Россия – империя каталогов: если пробежать глазами одни заголовки – все покажется прекрасным. Но берегитесь заглянуть дальше названий глав. Откройте книгу – и вы убедитесь, что в ней ничего нет: природа, все главы обозначены, но их еще нужно написать. Сколько лесов являются лишь болотами, где не собрать и вязанки хвороста. Сколько есть полков в отдаленных местностях, где не найти ни единого солдата. Сколько городов и дорог существует лишь в проекте. Да и вся нация, в сущности, ни что иное, как афиша, расклеенная по Европе, обманутой дипломатической фикцией. Настоящая жизнь сосредоточена вокруг императора и его двора. Итак, все в России сосредоточено в особе монарха. Он задает тон всему, а придворные хором подхватывают припев. Русские придворные напоминают мне марионеток со слишком толстыми веревочками».  
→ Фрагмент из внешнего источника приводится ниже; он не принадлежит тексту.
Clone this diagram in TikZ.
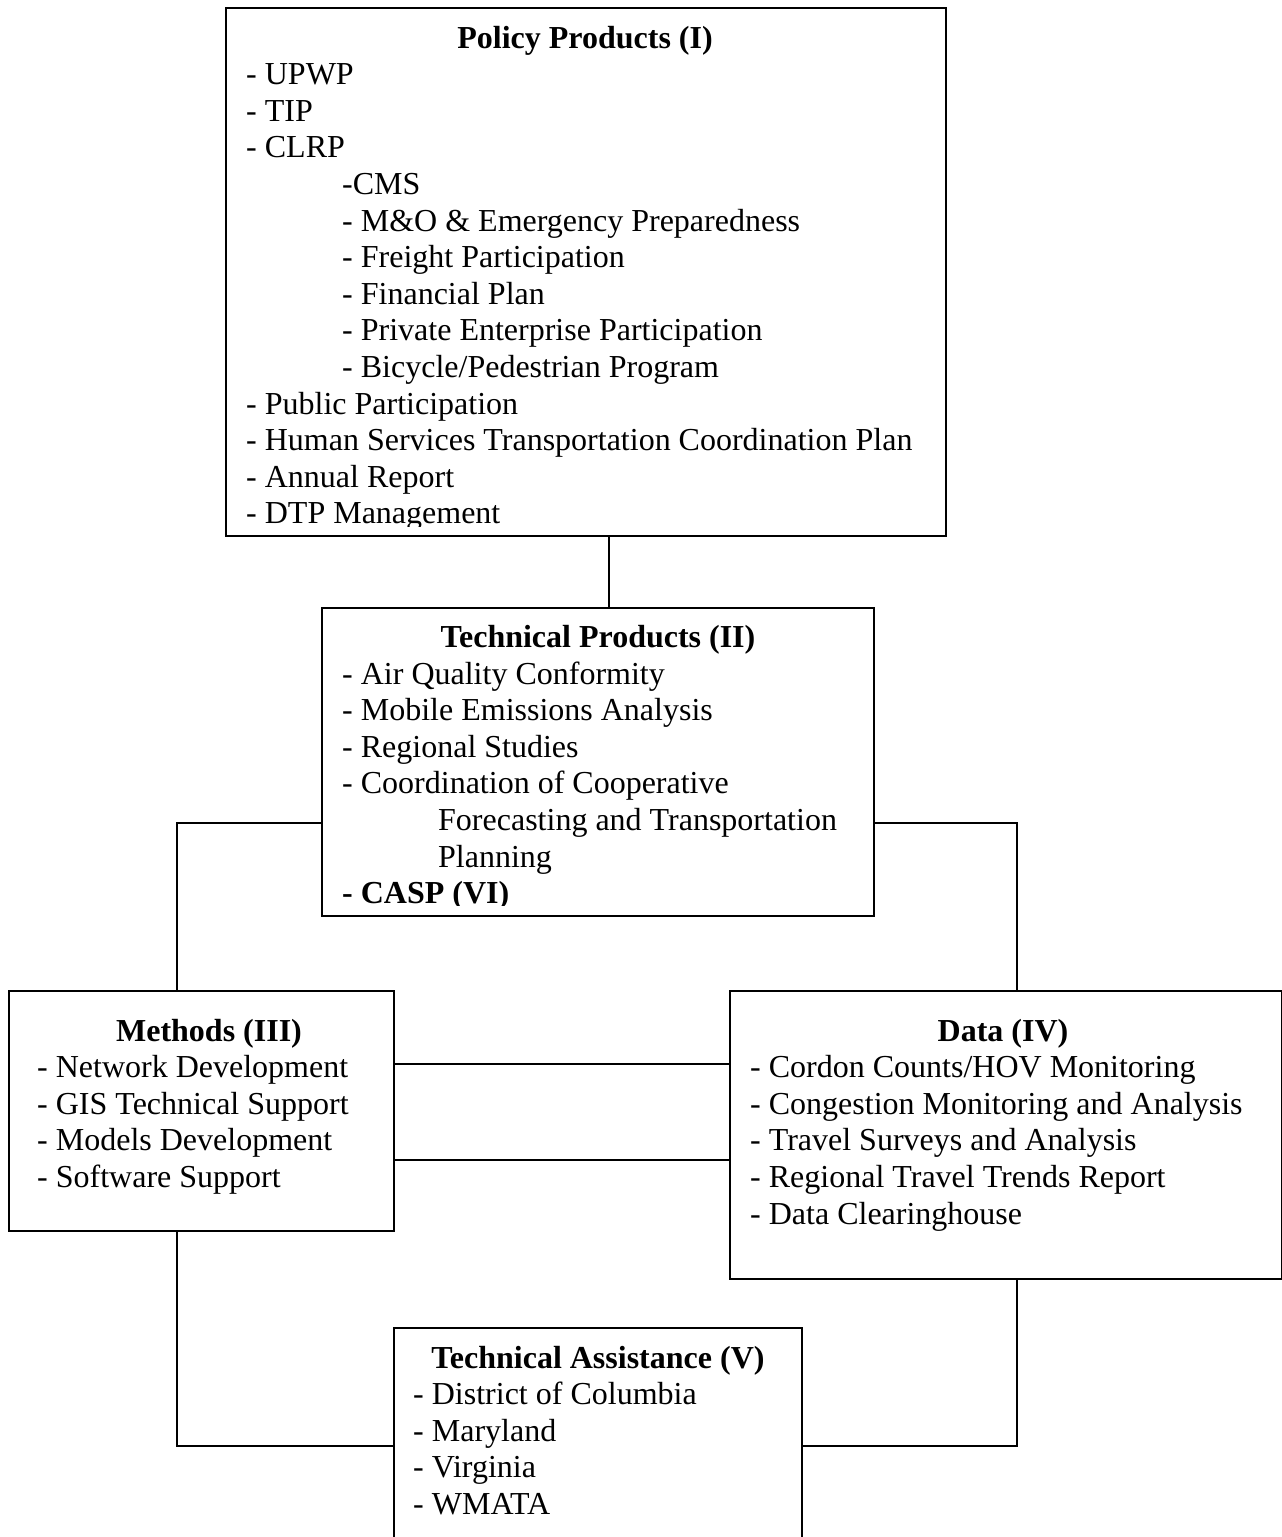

Кюстин не ограничился одним Петербургом и его окрестностями, он совершил путешествие в Новгород, Тверь, Москву, Ярославль, где столкнулся с клопами, грязью и пьянством. 
Как только эта книга увидела свет, на маркиза начались яростные нападки со стороны русского правительства, которое приложило все усилия, чтобы парализовать действие его книги на европейское общественное мнение и ослабить успех среди читателей. С этой целью за границей, на французском, немецком и английском языках, стали появляться, при ближайшем участии правительства, произведения русских авторов, заключавшие в себе беззубую критику Кюстина и холопскую лесть императору Николаю. Недаром Федор Тютчев отозвался об этих «заступниках России», как о людях, которые «в избытке усердия» поднимают свой зонтик, «чтобы предохранить от дневного зноя вершину Монблана». 
Неудивительно, что после книги Кюстина в 1843 и 1847 годах в Россию не хотели пускать еще одного знаменитого француза – Оноре де Бальзака, которого не интересовали устои государства, а которого тянула красота Эвелины Ганской.